I also note that at the Senate Standing Committee on Community Affairs hearings into this legislation, Associate Professor Hannah Dahlen from the Australian College of Midwives commented:

… what all this evidence tells us again and again is that homebirth for low-risk women attended by competent, networked, integrated midwives within a responsive system is safe.

Midwives in my electorate only take on low-risk women. This, along with the collaborative relationship between the midwives, GPs and hospitals contribute to providing homebirth as a birthing option in the south-west of WA.

I understand that in their current form these bills will enable Medicare funding, access to the PBS and professional indemnity support for midwives providing care for women giving birth in hospitals. However, this will not be available to midwives assisting the families in my electorate who choose to give birth anywhere other than in a hospital. The original legislation, in the form the government presented, would have abolished the independent midwives industry in my electorate and throughout Australia. Alternatively, as I said earlier, what concerns me greatly is the possibility of ‘freebirthing’—birthing at home without a midwife’s support. This legislation, in its original form, actually denied women the right to choose a homebirth.

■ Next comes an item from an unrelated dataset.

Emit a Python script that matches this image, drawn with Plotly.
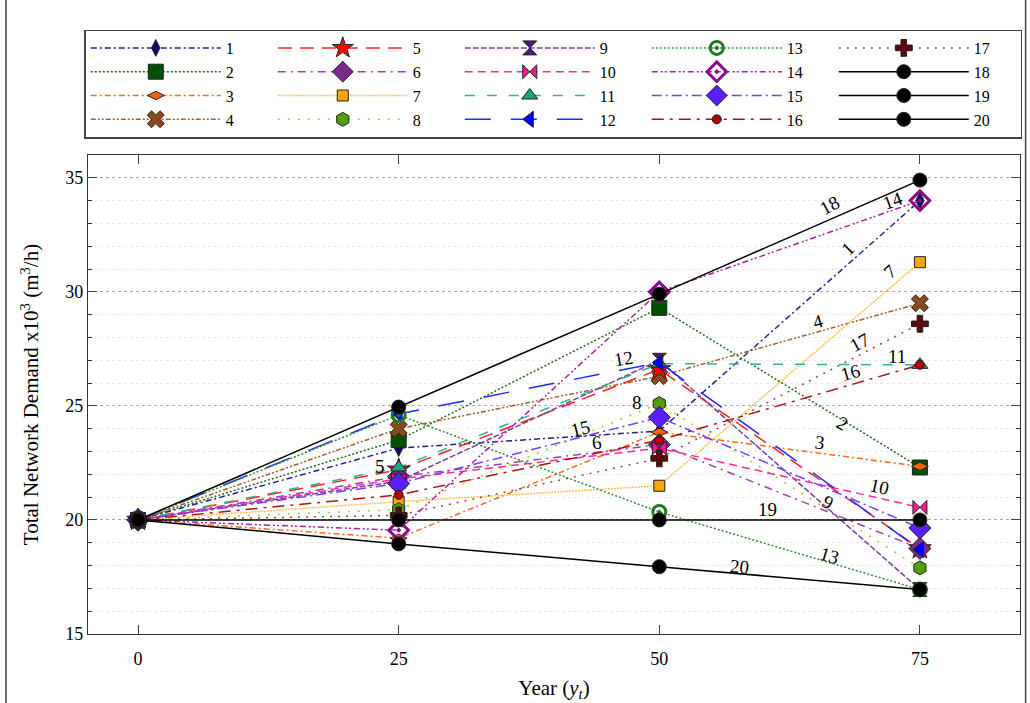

I well understand, as do the women in my electorate, that homebirthing is not an appropriate option for all women. But this is an issue that is fundamentally about choice. The women I met believe very strongly that they should have the right to choose how, where and with whom they give birth to their children. They feel so strongly, in fact, that four of them—Susan Mildwaters, Sharon Scott, Jane Reynolds and Catherine Evans, came from the south-west of WA, at their own cost and with their beautiful babies, to rally in Canberra today with other women from right across Australia. They rallied for their right to choose and they rallied against this government and this legislation.

I note that a minority report by the coalition members on the Senate inquiry, Senators Judith Adams and Sue Boyce, made a number of very sound recommendations. Two of these are:

… that the Department of Health and Ageing undertake an actuarial analysis on the risk profile of home births in Australia, with a distinction between professionally supported homebirthing and unsupported free births, and a full analysis of the costs involved in including homebirth midwives within the Commonwealth’s Professional Indemnity scheme.

And:

If the costs of including private homebirth midwives within the Commonwealth’s Professional Indemnity scheme proves to be feasible, Coalition Senators recommend that the Minister include midwives who perform homebirths as a category of ‘eligible midwife’ in the regulations and rules to be attached to the three Bills.

I commend all of the recommendations made by Senator Adams and Senator Boyce to the government.

The latest backflip by the government and Minister Roxon does not provide at this time any longer term certainty for independent midwives and mothers wishing to birth at home, and I call on the government to release the costing and the actuarial modelling for the provision of indemnity insurance for midwives.